*DIRECTIONS FOR THIS TASK:* Single out the lines of the material that contain "LaTeX" and copy them.

══════════════════════════════

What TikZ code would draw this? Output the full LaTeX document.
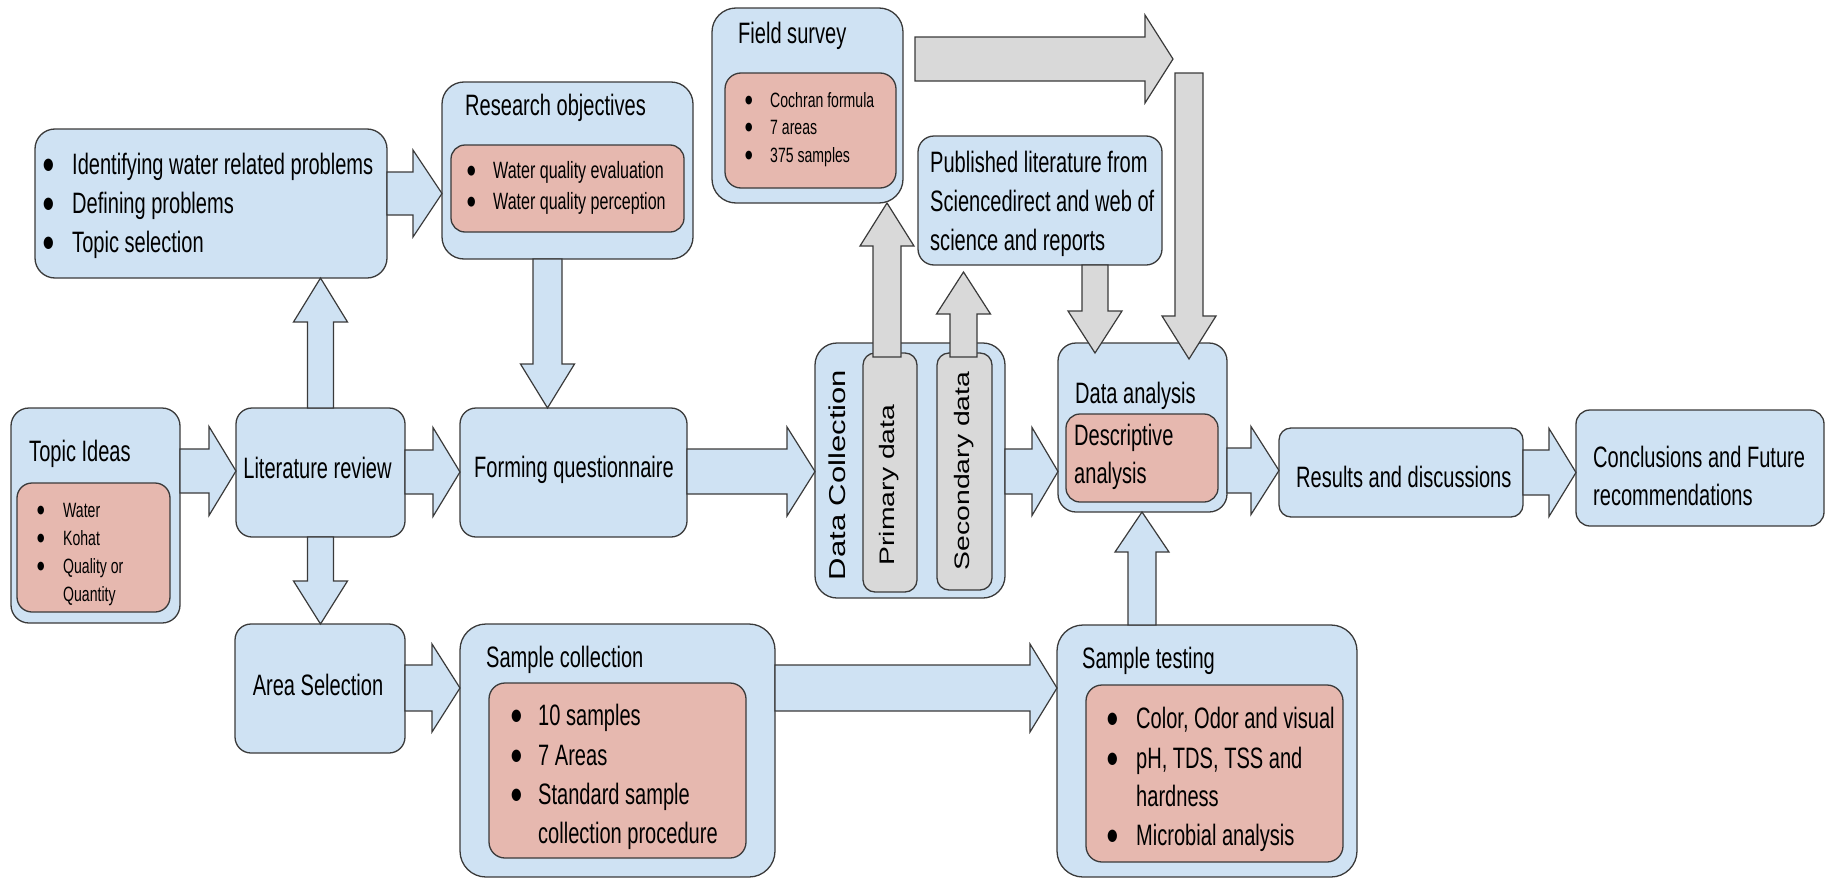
\documentclass[tikz,border=0pt]{standalone}
\usepackage{fontspec}
\setmainfont{Liberation Sans}
\newfontfamily\nar{Liberation Sans}[FakeStretch=0.68]
\newfontfamily\wid{Liberation Sans}[FakeStretch=1.35]
\newfontfamily\dv{DejaVu Sans}
\usetikzlibrary{calc}
\definecolor{bl}{HTML}{CFE2F3}
\definecolor{pk}{HTML}{E6B8AF}
\definecolor{gr}{HTML}{D9D9D9}
\definecolor{ln}{HTML}{3A3A3A}
\tikzset{
 bx/.style={draw=ln, line width=1.3pt, fill=bl, rounded corners=#1pt, inner sep=0pt, outer sep=0pt},
 pkb/.style={draw=ln, line width=1.3pt, fill=pk, rounded corners=#1pt, inner sep=0pt, outer sep=0pt},
 gyb/.style={draw=ln, line width=1.3pt, fill=gr, rounded corners=#1pt, inner sep=0pt, outer sep=0pt},
 barr/.style={draw=ln, line width=1.2pt, fill=bl},
 garr/.style={draw=ln, line width=1.2pt, fill=gr},
 tL/.style={font=\nar\fontsize{29.5}{35}\selectfont, anchor=base west, inner sep=0pt},
 tLc/.style={font=\nar\fontsize{29.5}{35}\selectfont, anchor=base, inner sep=0pt},
 tM/.style={font=\nar\fontsize{23.6}{28}\selectfont, anchor=base west, inner sep=0pt},
 tS/.style={font=\nar\fontsize{20.7}{25}\selectfont, anchor=base west, inner sep=0pt},
 tR/.style={font=\wid\fontsize{#1}{28}\selectfont, rotate=90, anchor=mid, inner sep=0pt},
}
% box: name, x1, y1, x2, y2, style
\newcommand\rbox[6]{\node[#6, minimum width={(#4)-(#2)}, minimum height={(#5)-(#3)}] (#1) at ({((#2)+(#4))/2},{((#3)+(#5))/2}) {};}
% block arrow: style, start, end, shaft half width, head half width, head length
\newcommand\barrow[6]{%
 \coordinate (bas) at (#2);
 \coordinate (bae) at (#3);
 \coordinate (bah) at ($(bae)!#6pt!(bas)$);
 \draw[#1] ($(bas)!#4pt!90:(bae)$) -- ($(bah)!#4pt!90:(bae)$) -- ($(bah)!#5pt!90:(bae)$) -- (bae)
   -- ($(bah)!#5pt!-90:(bae)$) -- ($(bah)!#4pt!-90:(bae)$) -- ($(bas)!#4pt!-90:(bae)$) -- cycle;
}
\newlength\bulh \newlength\bulw \newlength\bulr
\newsavebox\bulbox
\newcommand\bul{\setlength\bulh{0.42em}\setlength\bulw{0.36em}%
 \sbox\bulbox{\resizebox*{\bulw}{\bulh}{\dv\char"25CF}}%
 \setlength\bulr{\dimexpr 0.29em-(\ht\bulbox-\dp\bulbox)/2\relax}%
 \raisebox{\bulr}{\usebox\bulbox}}
% list item: name, style, bullet x, text x, baseline y, text
\newcommand\litem[6]{%
 \node[#2] (#1) at (#4,#5) {#6};
 \node[#2] (#1-b) at (#3,#5) {\bul};
}
\begin{document}
\begin{tikzpicture}[x=1pt,y=-1pt]
\useasboundingbox (0,0) rectangle (1825,878);
% ---------- boxes ----------
\rbox{idbox}{35}{129}{387}{278}{bx=20}
\rbox{resobj}{442}{82}{693}{259}{bx=22}
\rbox{resin}{451}{145}{684}{232}{pkb=14}
\rbox{field}{712}{8}{903}{203}{bx=24}
\rbox{fieldin}{725}{73}{896}{188}{pkb=16}
\rbox{publ}{918}{136}{1162}{265}{bx=16}
\rbox{topic}{11}{408}{180}{623}{bx=18}
\rbox{topicin}{17}{483}{170}{612}{pkb=15}
\rbox{lit}{236}{408}{405}{537}{bx=16}
\rbox{form}{460}{408}{687}{537}{bx=16}
\rbox{dc}{815}{343}{1005}{598}{bx=22}
\rbox{prim}{863}{353}{917}{592}{gyb=12}
\rbox{sec}{937}{353}{992}{590}{gyb=12}
\rbox{da}{1058}{343}{1227}{512}{bx=18}
\rbox{dain}{1066}{414}{1218}{502}{pkb=14}
\rbox{res}{1279}{428}{1523}{517}{bx=12}
\rbox{conc}{1576}{410}{1824}{526}{bx=14}
\rbox{area}{235}{624}{405}{753}{bx=16}
\rbox{sc}{460}{624}{775}{877}{bx=26}
\rbox{scin}{489}{683}{746}{858}{pkb=16}
\rbox{st}{1057}{625}{1357}{877}{bx=26}
\rbox{stin}{1086}{685}{1343}{862}{pkb=16}
% ---------- free ends ----------
\coordinate (fsA) at ($(field.east |- 0,59)+(12,0)$);
\coordinate (fsB) at (1173,59);
\coordinate (fsC) at (1189,73);
\coordinate (primtop) at (887,357);
\coordinate (sectop) at (963.5,357);
% ---------- blue arrows ----------
\barrow{barr}{idbox.east |- 0,193.5}{resobj.west |- 0,193.5}{21.5}{43.5}{29}
\barrow{barr}{topic.east |- 0,471}{lit.west |- 0,471}{22}{44.5}{27}
\barrow{barr}{lit.east |- 0,472}{form.west |- 0,472}{22}{44.5}{27}
\barrow{barr}{form.east |- 0,471.5}{dc.west |- 0,471.5}{22.5}{44.5}{28}
\barrow{barr}{dc.east |- 0,471.5}{da.west |- 0,471.5}{22.5}{44}{26}
\barrow{barr}{da.east |- 0,470.5}{res.west |- 0,470.5}{22.5}{44}{28}
\barrow{barr}{res.east |- 0,472.5}{conc.west |- 0,472.5}{22.5}{44}{27}
\barrow{barr}{area.east |- 0,688}{sc.west |- 0,688}{23}{44}{28}
\barrow{barr}{sc.east |- 0,688}{st.west |- 0,688}{23}{44}{27}
\barrow{barr}{lit.north}{idbox.south -| lit.north}{13}{27}{44}
\barrow{barr}{lit.south}{area.north -| lit.south}{13}{27}{43}
\barrow{barr}{resobj.south -| 547.5,0}{form.north -| 547.5,0}{14.5}{27}{44}
\barrow{barr}{st.north -| 1142,0}{da.south -| 1142,0}{14}{27}{40}
% ---------- grey arrows ----------
\barrow{garr}{primtop}{field.south -| 887,0}{14}{27}{43}
\barrow{garr}{sectop}{$(publ.south -| 963.5,0)+(0,7)$}{13.5}{27}{42}
\barrow{garr}{publ.south -| 1095,0}{$(da.north -| 1095,0)+(0,10)$}{13}{27}{42}
\barrow{garr}{fsA}{fsB}{22}{44}{28}
\barrow{garr}{fsC}{$(da.north -| 1189,0)+(0,16)$}{14}{27}{43}
% ---------- texts ----------
\litem{id1}{tL}{43}{72}{174}{Identifying water related problems}
\litem{id2}{tL}{43}{72}{213}{Defining problems}
\litem{id3}{tL}{43}{72}{252}{Topic selection}
\node[tL] (resT) at (465,115) {Research objectives};
\litem{ro1}{tM}{467}{493}{178}{Water quality evaluation}
\litem{ro2}{tM}{467}{493}{209}{Water quality perception}
\node[tL] (fsT) at (738,43) {Field survey};
\litem{fs1}{tS}{745}{770}{107}{Cochran formula}
\litem{fs2}{tS}{745}{770}{134}{7 areas}
\litem{fs3}{tS}{745}{770}{162}{375 samples}
\node[tL] (pl1) at (930,172) {Published literature from};
\node[tL] (pl2) at (930,211) {Sciencedirect and web of};
\node[tL] (pl3) at (930,250) {science and reports};
\node[tL] (tiT) at (29,461) {Topic Ideas};
\litem{ti1}{tS}{37}{63}{517}{Water}
\litem{ti2}{tS}{37}{63}{545}{Kohat}
\litem{ti3}{tS}{37}{63}{573}{Quality or}
\node[tS] (ti4) at (63,601) {Quantity};
\node[tLc] (litT) at (317.5,478) {Literature review};
\node[tLc] (formT) at (574,477) {Forming questionnaire};
\node[tLc] (areaT) at (318,695) {Area Selection};
\node[tL] (scT) at (486,667) {Sample collection};
\litem{sc1}{tL}{511}{538}{725}{10 samples}
\litem{sc2}{tL}{511}{538}{765}{7 Areas}
\litem{sc3}{tL}{511}{538}{804}{Standard sample}
\node[tL] (sc4) at (538,843) {collection procedure};
\node[tL] (stT) at (1082,668) {Sample testing};
\litem{st1}{tL}{1107}{1136}{728}{Color, Odor and visual}
\litem{st2}{tL}{1107}{1136}{768}{pH, TDS, TSS and}
\node[tL] (st3) at (1136,806) {hardness};
\litem{st4}{tL}{1107}{1136}{845}{Microbial analysis}
\node[tL] (daT) at (1075,403) {Data analysis};
\node[tL] (da1) at (1074,445) {Descriptive};
\node[tL] (da2) at (1074,483) {analysis};
\node[tL] (resT2) at (1296,487) {Results and discussions};
\node[tL] (co1) at (1593,467) {Conclusions and Future};
\node[tL] (co2) at (1593,505) {recommendations};
\node[tR=23] (dcT) at (843,475) {Data Collection};
\node[tR=21] (primT) at (891.5,485) {Primary data};
\node[tR=21] (secT) at (966.5,471) {Secondary data};
\end{tikzpicture}
\end{document}
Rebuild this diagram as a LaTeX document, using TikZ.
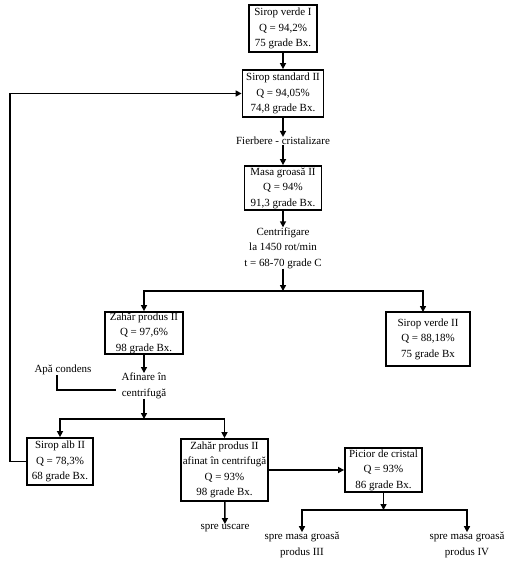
\documentclass[tikz,border=0pt]{standalone}
\usepackage{fontspec}
\setmainfont{Liberation Serif}
\usetikzlibrary{arrows.meta}
\begin{document}
\begin{tikzpicture}[x=1bp,y=-1bp,
  txt/.style={align=center, inner sep=0pt, font=\fontsize{11}{15.5}\selectfont},
  box/.style={txt, draw, line width=1.8bp},
  arr/.style={line width=1.5bp, -{Triangle[length=6bp,width=6bp]}},
  ln/.style={line width=1.5bp}]
\useasboundingbox[fill=white] (0,0) rectangle (510,575);
\node[box, minimum width=68bp, minimum height=47bp] (sv1) at (283,28.5) {Sirop verde I\\Q = 94,2\%\\75 grade Bx.};
\node[box, minimum width=81bp, minimum height=47bp] (ss2) at (283,93.5) {Sirop standard II\\Q = 94,05\%\\74,8 grade Bx.};
\node[txt] (fc) at (283,141) {Fierbere - cristalizare};
\node[box, minimum width=77bp, minimum height=44bp] (mg2) at (283,188) {Masa groasă II\\Q = 94\%\\91,3 grade Bx.};
\node[txt] (cf) at (283,248) {Centrifigare\\la 1450 rot/min\\t = 68-70 grade C};
\coordinate (j1) at (283,291);
\node[box, minimum width=78bp, minimum height=42bp] (zp2) at (144,333) {Zahăr produs II\\Q = 97,6\%\\98 grade Bx.};
\node[box, minimum width=84bp, minimum height=54bp] (sv2) at (428,339) {Sirop verde II\\Q = 88,18\%\\75 grade Bx};
\coordinate (sv2in) at (423,312);
\node[txt] (ac) at (63,370) {Apă condens};
\node[txt] (af) at (144,386) {Afinare în\\centrifugă};
\coordinate (acb) at (57,390);
\coordinate (ace) at (116,390);
\coordinate (j2) at (144,419);
\node[box, minimum width=66bp, minimum height=47bp] (sa2) at (60,461.5) {Sirop alb II\\Q = 78,3\%\\68 grade Bx.};
\node[box, minimum width=87bp, minimum height=62bp] (zpa) at (224.5,470) {Zahăr produs II\\afinat în centrifugă\\Q = 93\%\\98 grade Bx.};
\node[box, minimum width=77bp, minimum height=44bp] (pc) at (383.5,470) {Picior de cristal\\Q = 93\%\\86 grade Bx.};
\node[txt] (su) at (225,528) {spre uscare};
\coordinate (j3) at (383.5,510);
\node[txt] (s3) at (302,545) {spre masa groasă\\produs III};
\node[txt] (s4) at (467,545) {spre masa groasă\\produs IV};
\coordinate (fb) at (10,461.5);

\draw[arr] (sv1) -- (ss2);
\draw[arr] (ss2) -- (fc);
\draw[arr] (fc) -- (mg2);
\draw[arr] (mg2) -- (cf);
\draw[arr] (cf) -- (j1);
\draw[arr] (j1) -| (zp2);
\draw[arr] (j1) -| (sv2in);
\draw[arr] (zp2) -- (af);
\draw[ln] (ac.south -| acb) -- (acb) -- (ace);
\draw[arr] (af) -- (j2);
\draw[arr] (j2) -| (sa2);
\draw[arr] (j2) -| (zpa);
\draw[arr] (sa2.west) -- (fb) |- (ss2.west);
\draw[arr] (zpa) -- (su);
\draw[arr] (zpa) -- (pc);
\draw[arr] (pc) -- (j3);
\draw[arr] (j3) -| (s3);
\draw[arr] (j3) -| (s4);
\end{tikzpicture}
\end{document}
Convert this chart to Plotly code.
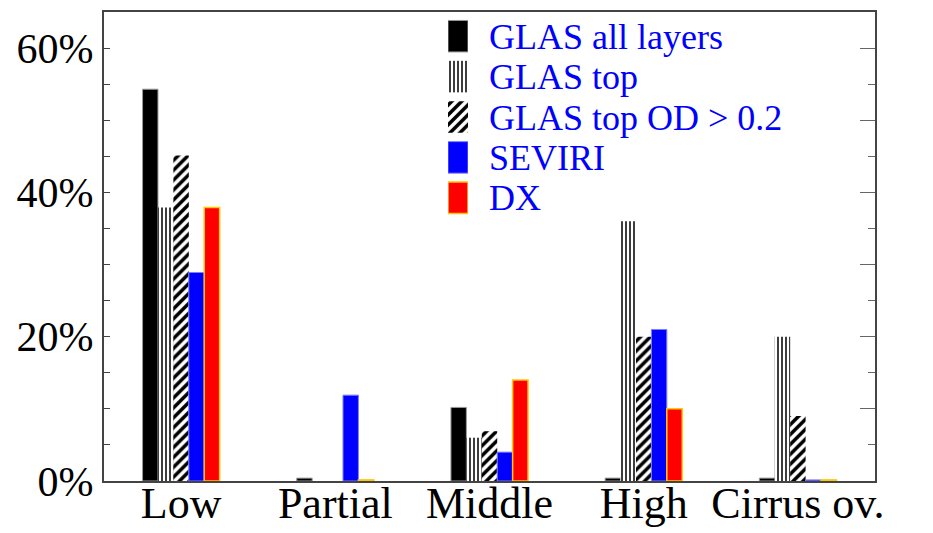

══════════════════════════════

*TASK RESULT:*
What TikZ code would draw this? Output the full LaTeX document.
Rebuild this diagram as a LaTeX document, using TikZ.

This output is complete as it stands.